Even though she is the antagonist, this is Finch’s picture all the way and she absolutely knocks this one out of the park. Her talent for physical comedy is on full display. She communicates her character’s rage and frustration at being left alone without a single title card, she rage-plays the piano, she calls, calls, calls, calls the office.
And then, when she takes on the appearance of an English businessman, things get even zanier. Finch is marvelously convincing with the help of a well-tailored suit and a mustache. (Drag performances were a staple of English music hall and vaudeville comedies and gender bending was a staple of period bedroom farces.) Unfortunately, that part of the film is over too quickly.
Despite equal billing, Bunny’s part is very much secondary to Finch’s antics and his main role is to act as a mischief maker, setting up his jealous wife for a fall. It is, however, extremely fun to see Wallace Reid on the edge of twenty-one and having the time of his life. Oh, and the telephone operator is Mae Costello, wife of Maurice and mother of Dolores and Helene, and the second colleague is Richard Rosson, brother of Arthur and Harold. So, quite the Hollywood dynasty in the background here.
It’s worth noting that Finch didn’t lose in every Bunnyfinch but the films featured rougher domestic situations than those of Mr. and Mrs.
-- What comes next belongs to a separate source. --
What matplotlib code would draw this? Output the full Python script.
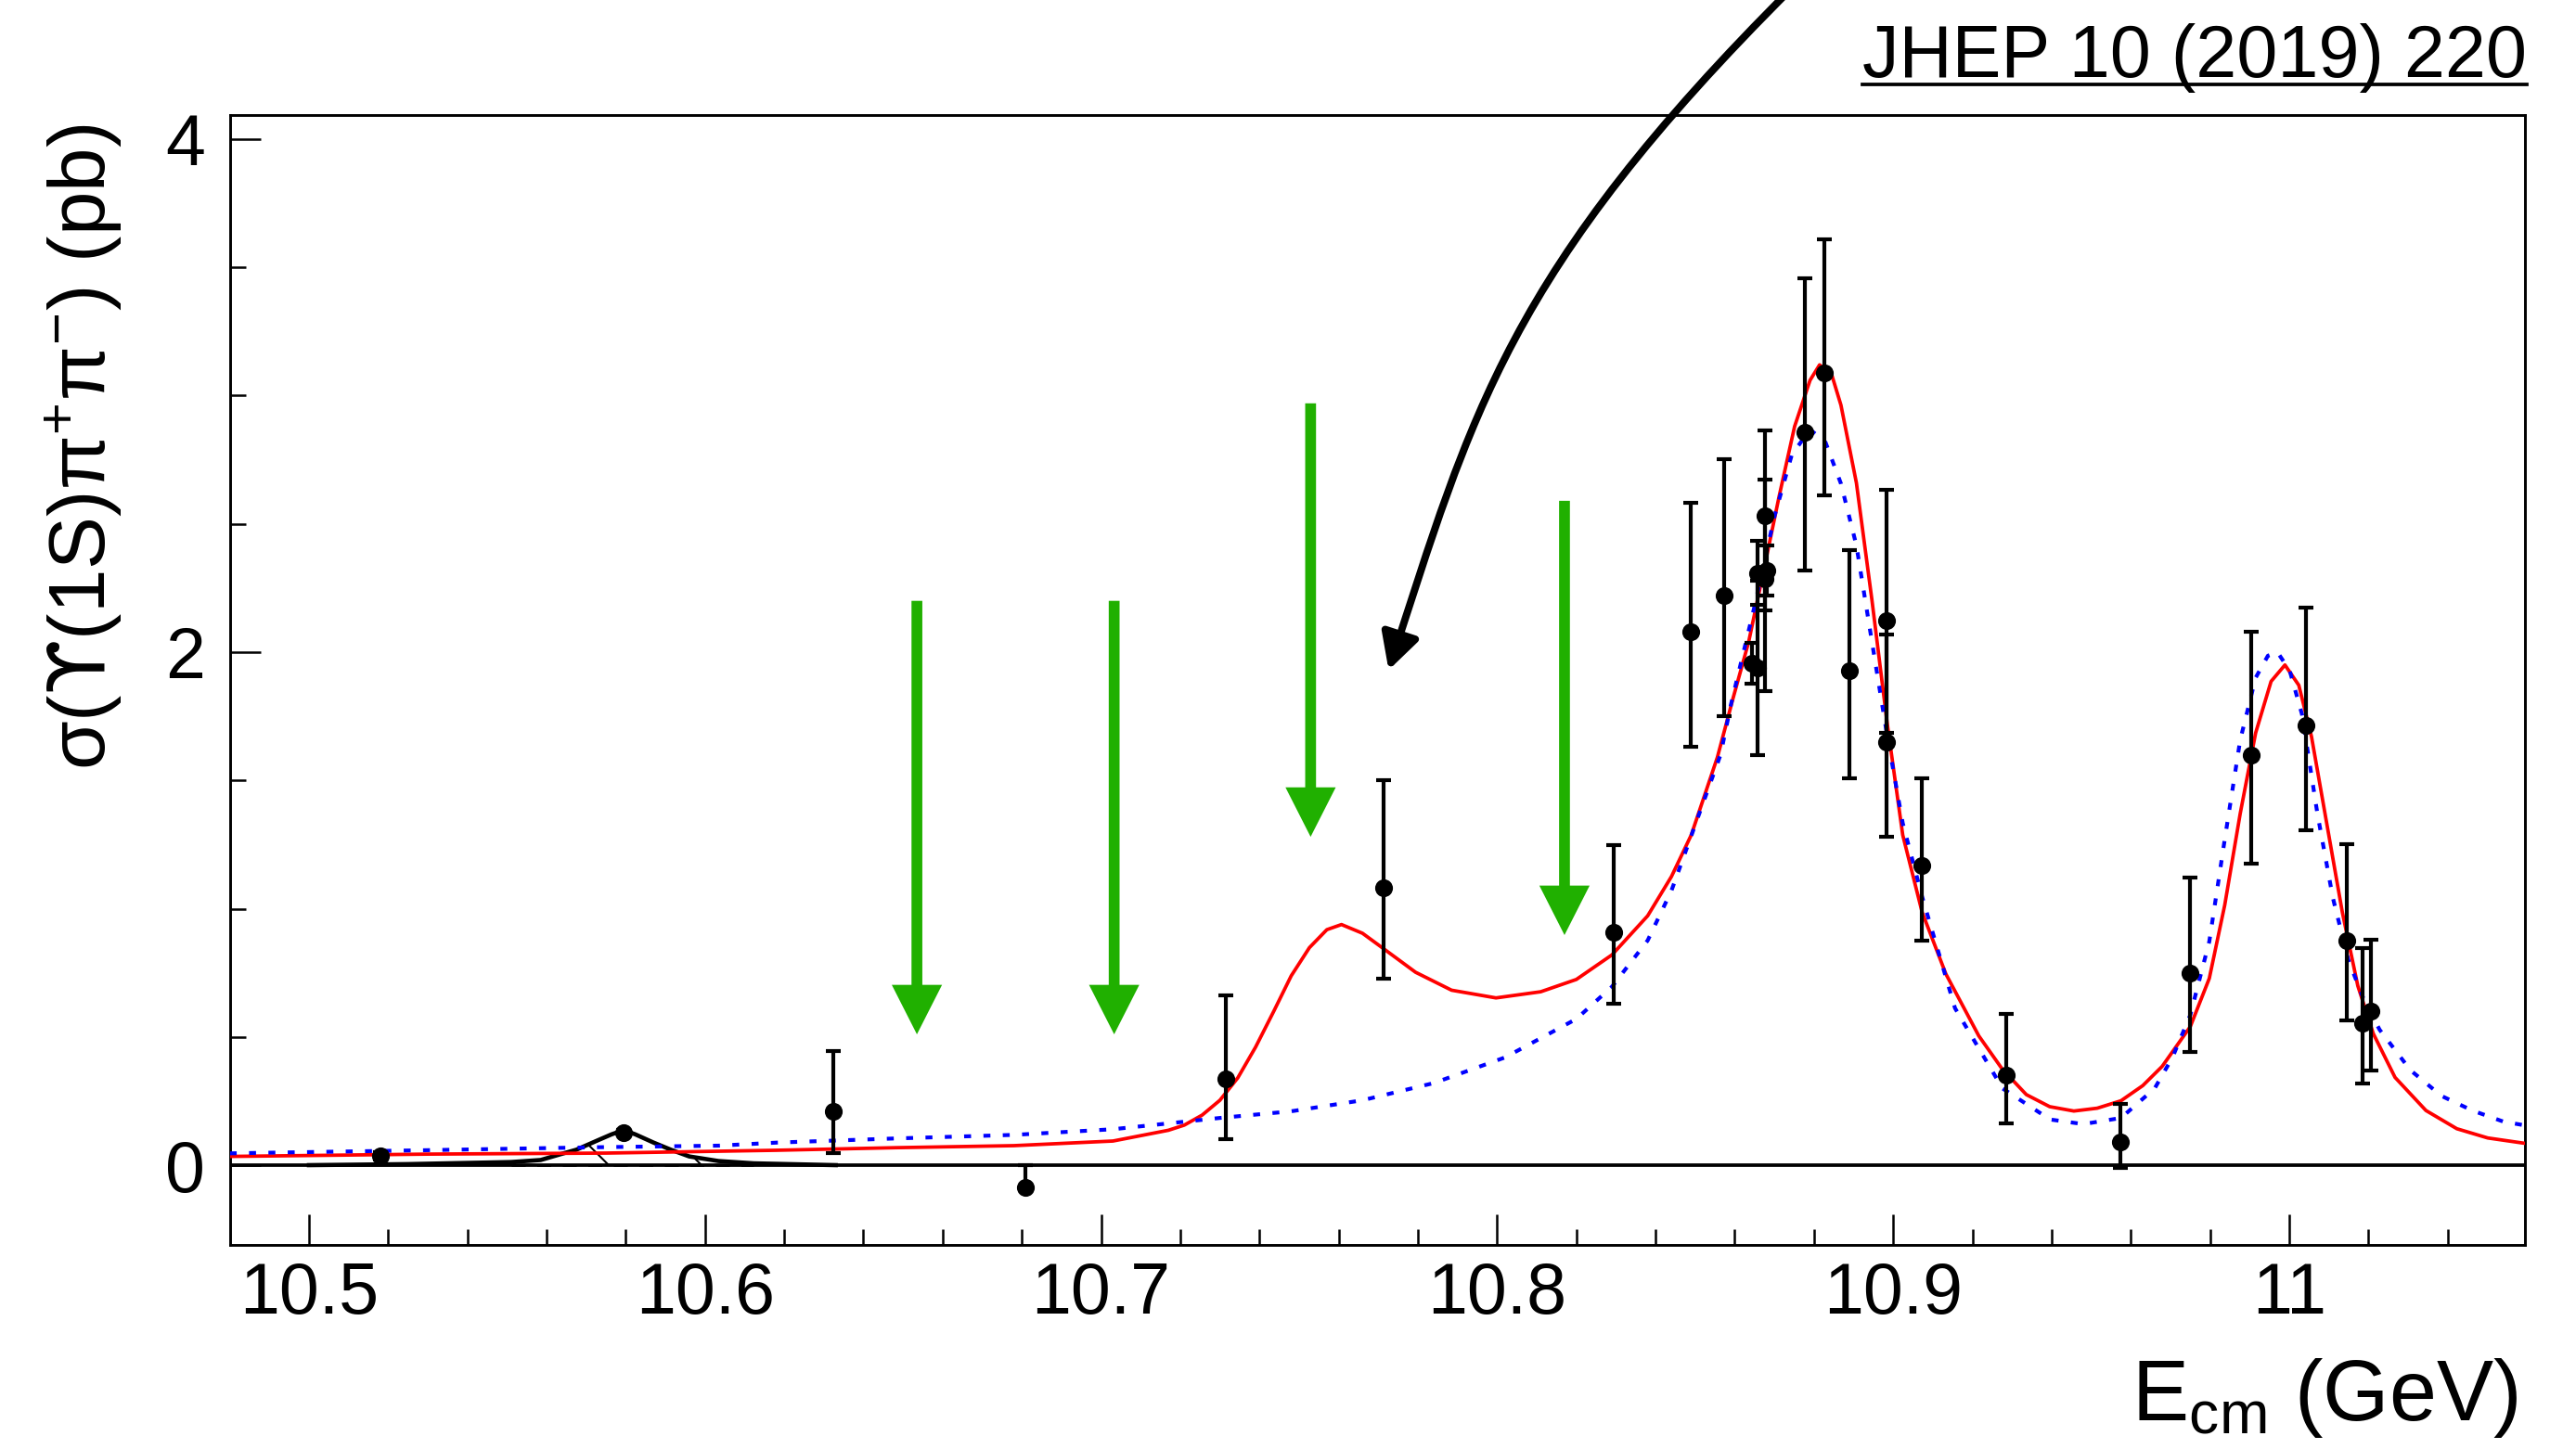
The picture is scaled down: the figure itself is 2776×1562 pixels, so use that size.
import matplotlib
matplotlib.use('Agg')
import matplotlib.pyplot as plt
import numpy as np
from matplotlib.patches import FancyArrowPatch, ArrowStyle
from matplotlib.path import Path
from matplotlib.ticker import MultipleLocator, FuncFormatter
from matplotlib.lines import Line2D

plt.rcParams['font.family'] = ['Liberation Sans', 'DejaVu Sans']
plt.rcParams['mathtext.fontset'] = 'custom'
plt.rcParams['mathtext.rm'] = 'Liberation Sans'
plt.rcParams['mathtext.it'] = 'Liberation Sans:italic'
plt.rcParams['mathtext.bf'] = 'Liberation Sans:bold'
plt.rcParams['mathtext.sf'] = 'DejaVu Sans'
plt.rcParams['hatch.linewidth'] = 0.5

# ---------------- data ----------------
# measured points: energy (GeV), cross section (pb), asymmetric errors
pt_x = [10.518, 10.5795, 10.6324, 10.681, 10.7315, 10.7714, 10.8295, 10.8488,
        10.8572, 10.8644, 10.8658, 10.8658, 10.8680, 10.8675, 10.8677, 10.8777,
        10.8827, 10.8889, 10.8982, 10.8982, 10.9072, 10.9285, 10.9573, 10.975,
        10.9903, 11.0041, 11.0146, 11.0184, 11.0207]
pt_y = [0.037, 0.128, 0.21, -0.087, 0.336, 1.081, 0.908, 2.08,
        2.222, 1.957, 1.938, 2.308, 2.32, 2.285, 2.532, 2.857,
        3.088, 1.928, 2.124, 1.65, 1.167, 0.351, 0.09, 0.75,
        1.6, 1.714, 0.874, 0.555, 0.60]
pt_err_lo = [0.015, 0.01, 0.162, 0.0, 0.235, 0.354, 0.279, 0.45,
             0.47, 0.08, 0.34, 0.122, 0.10, 0.437, 0.37, 0.54,
             0.475, 0.42, 0.44, 0.37, 0.29, 0.19, 0.10, 0.31,
             0.425, 0.41, 0.31, 0.235, 0.23]
pt_err_hi = [0.015, 0.01, 0.234, 0.087, 0.326, 0.42, 0.338, 0.504,
             0.53, 0.08, 0.34, 0.125, 0.095, 0.386, 0.331, 0.60,
             0.52, 0.47, 0.51, 0.42, 0.34, 0.24, 0.15, 0.37,
             0.48, 0.46, 0.376, 0.29, 0.28]

# red fit curve (with Y(10750))
red_x = [10.48, 10.53, 10.575, 10.618, 10.648, 10.678, 10.703, 10.712, 10.717,
         10.721, 10.7255, 10.730, 10.7345, 10.739, 10.7436, 10.748, 10.7526,
         10.757, 10.7607, 10.766, 10.7714, 10.7794, 10.7885, 10.7997, 10.811,
         10.82, 10.829, 10.838, 10.844, 10.849, 10.8556, 10.8595, 10.8635,
         10.8673, 10.8712, 10.8751, 10.879, 10.8814, 10.8845, 10.8868, 10.8907,
         10.8946, 10.8985, 10.9024, 10.9073, 10.9133, 10.9216, 10.9275, 10.9336,
         10.9395, 10.9456, 10.9515, 10.9575, 10.963, 10.9679, 10.975,
         10.9798, 10.9837, 10.9876, 10.9915, 10.9954, 10.9989, 11.0024, 11.0056,
         11.0095, 11.0134, 11.0173, 11.0212, 11.0267, 11.0345, 11.0423, 11.0501,
         11.0595]
red_y = [0.034, 0.043, 0.047, 0.058, 0.068, 0.076, 0.094, 0.121, 0.136,
         0.156, 0.195, 0.253, 0.34, 0.46, 0.60, 0.738, 0.848,
         0.918, 0.938, 0.904, 0.843, 0.752, 0.682, 0.652, 0.676,
         0.724, 0.82, 0.972, 1.125, 1.287, 1.59, 1.817, 2.04,
         2.318, 2.608, 2.88, 3.06, 3.12, 3.08, 2.963, 2.66,
         2.206, 1.72, 1.287, 0.986, 0.745, 0.504, 0.375, 0.275,
         0.228, 0.211, 0.222, 0.251, 0.31, 0.385, 0.54,
         0.728, 1.014, 1.37, 1.685, 1.886, 1.95, 1.871, 1.671,
         1.328, 0.985, 0.699, 0.513, 0.342, 0.213, 0.142, 0.106,
         0.085]

# blue dotted fit curve (without Y(10750))
blue_x = [10.48, 10.5286, 10.5735, 10.6034, 10.6183, 10.648, 10.678, 10.703,
          10.730, 10.748, 10.766, 10.784, 10.802, 10.82, 10.829, 10.838, 10.844,
          10.8564, 10.859, 10.865, 10.870, 10.8744, 10.879, 10.8829, 10.8868,
          10.8907, 10.8946, 10.8985, 10.9024, 10.9073, 10.9156, 10.9276, 10.9396,
          10.948, 10.9575, 10.966, 10.9705, 10.975, 10.9798, 10.9837, 10.9876,
          10.9915, 10.9946, 10.997, 11.0001, 11.0032, 11.0071, 11.011, 11.0149,
          11.0189, 11.0228, 11.0306, 11.0384, 11.0462, 11.054, 11.0595]
blue_y = [0.046, 0.058, 0.07, 0.076, 0.088, 0.104, 0.118, 0.14,
          0.184, 0.21, 0.253, 0.32, 0.42, 0.57, 0.696, 0.876, 1.07,
          1.60, 1.794, 2.18, 2.529, 2.77, 2.868, 2.818, 2.657,
          2.416, 2.043, 1.672, 1.333, 1.046, 0.612, 0.299, 0.178,
          0.16, 0.184, 0.299, 0.42, 0.585, 0.872, 1.27, 1.657,
          1.9, 1.986, 2.0, 1.928, 1.758, 1.37, 1.042, 0.8,
          0.642, 0.528, 0.37, 0.27, 0.213, 0.17, 0.155]

# black Y(4S) component
bump_x = [10.50, 10.525, 10.551, 10.5585, 10.5645, 10.5675, 10.5734, 10.5764,
          10.5795, 10.5824, 10.587, 10.5914, 10.596, 10.6034, 10.6123, 10.633]
bump_y = [0.0, 0.004, 0.012, 0.02, 0.047, 0.06, 0.10, 0.12,
          0.137, 0.12, 0.088, 0.06, 0.034, 0.016, 0.007, 0.0]
hatch_lo, hatch_hi = 10.551, 10.6123

# green arrows (energy, top, tip)
arrow_x = [10.6535, 10.7033, 10.7529, 10.817]
arrow_top = [2.2, 2.2, 2.97, 2.59]
arrow_tip = [0.51, 0.51, 1.28, 0.897]

# black curved arrow control points (data coords)
curve_arrow = [(10.8745, 4.59), (10.8024, 3.4807), (10.7935, 2.9222), (10.7726, 1.9302)]

x_ticks_major = 0.1
y_ticks_major = 2

# ---------------- figure ----------------
W, H, DPI = 2776, 1562, 300
fig = plt.figure(figsize=(W / DPI, H / DPI), dpi=DPI)
ax = fig.add_axes([248 / W, 1 - 1342 / H, (2721 - 248) / W, (1342 - 124) / H])
ax.set_xlim(10.4801, 11.0595)
ax.set_ylim(-0.311, 4.094)

ax.axhline(0, color='black', lw=0.9, zorder=2)

# Y(4S) component
bx = np.array(bump_x)
by = np.array(bump_y)
m = (bx >= hatch_lo) & (bx <= hatch_hi)
ax.fill_between(bx[m], 0, by[m], facecolor='none', edgecolor='black',
                hatch='\\', linewidth=0, zorder=2)
ax.plot([hatch_lo, hatch_hi], [0, 0], color='black', lw=0.6,
        linestyle=(0, (6, 5)), zorder=3)
ax.plot(bump_x, bump_y, color='black', lw=1.1, zorder=3)

ax.plot(red_x, red_y, color='#ff0000', lw=0.9, zorder=3)
ax.plot(blue_x, blue_y, color='#0000ff', lw=1.0, linestyle=(0, (1.8, 3.2)),
        dash_capstyle='butt', zorder=4)

ax.errorbar(pt_x, pt_y, yerr=[pt_err_lo, pt_err_hi], fmt='o', color='black',
            ms=3.6, elinewidth=1.0, capsize=2.0, capthick=1.0, zorder=5)

green = '#20b000'
for xa, top, tip in zip(arrow_x, arrow_top, arrow_tip):
    ar = FancyArrowPatch((xa, top), (xa, tip),
                         arrowstyle=ArrowStyle('simple', head_length=12.8,
                                               head_width=13, tail_width=2.8),
                         mutation_scale=1, color=green, lw=0,
                         shrinkA=0, shrinkB=0, zorder=6)
    ax.add_patch(ar)

path = Path(curve_arrow, [Path.MOVETO, Path.CURVE4, Path.CURVE4, Path.CURVE4])
carrow = FancyArrowPatch(path=path,
                         arrowstyle=ArrowStyle('-|>', head_length=7.7, head_width=4.1),
                         mutation_scale=1, color='black', lw=1.9,
                         transform=ax.transData, zorder=7)
carrow.set_clip_on(False)
ax.add_patch(carrow)

# axes styling
for s in ax.spines.values():
    s.set_linewidth(0.7)
ax.xaxis.set_major_locator(MultipleLocator(x_ticks_major))
ax.xaxis.set_minor_locator(MultipleLocator(0.02))
ax.yaxis.set_major_locator(MultipleLocator(y_ticks_major))
ax.yaxis.set_minor_locator(MultipleLocator(0.5))
ax.xaxis.set_major_formatter(FuncFormatter(lambda v, p: f'{v:.1f}'.rstrip('0').rstrip('.')))
ax.yaxis.set_major_formatter(FuncFormatter(lambda v, p: f'{v:.0f}'))
ax.tick_params(which='both', direction='in', top=False, right=False, width=0.6)
ax.tick_params(which='major', length=8)
ax.tick_params(which='minor', length=4)
ax.tick_params(axis='x', which='major', labelsize=18.5, pad=4)
ax.tick_params(axis='y', which='major', labelsize=18.5, pad=6.5)

fig.text(0.0324, 1 - 134 / H, r'σ($\mathsf{ϒ}$(1S)π$^{+}$π$^{-}$) (pb)', rotation=90,
         ha='center', va='top', fontsize=20.5)
fig.text(2713 / W, 1 - 1531 / H, r'E$_{\mathrm{cm}}$ (GeV)', ha='right',
         va='baseline', fontsize=22)

jt = fig.text(2723 / W, 1 - 83 / H, 'JHEP 10 (2019) 220', ha='right',
              va='baseline', fontsize=19)
fig.canvas.draw()
bb = jt.get_window_extent(renderer=fig.canvas.get_renderer())
uy = 1 - 91 / H
fig.add_artist(Line2D([bb.x0 / W, bb.x1 / W], [uy, uy], color='black', lw=0.9,
                      transform=fig.transFigure))

fig.savefig('out.png', dpi=DPI)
Sidney Drew, Vitagraph’s other big hit duo. John Bunny’s sudden death in 1915 permanently broke up the team. Finch continued to work steadily through the silent era, notably in a supporting role in the hit horror-comedy The Cat and the Canary.
I would rate Diamond Cut Diamond as a fun little gem. The double drag ploy is amusing and Flora Finch is absolutely delightful. It’s very much in the tradition of a bedroom farce of the era and is definitely worth your fourteen minutes.
Where can I see it?
Stream courtesy of EYE. The intertitles are in Dutch but the story is easy to follow.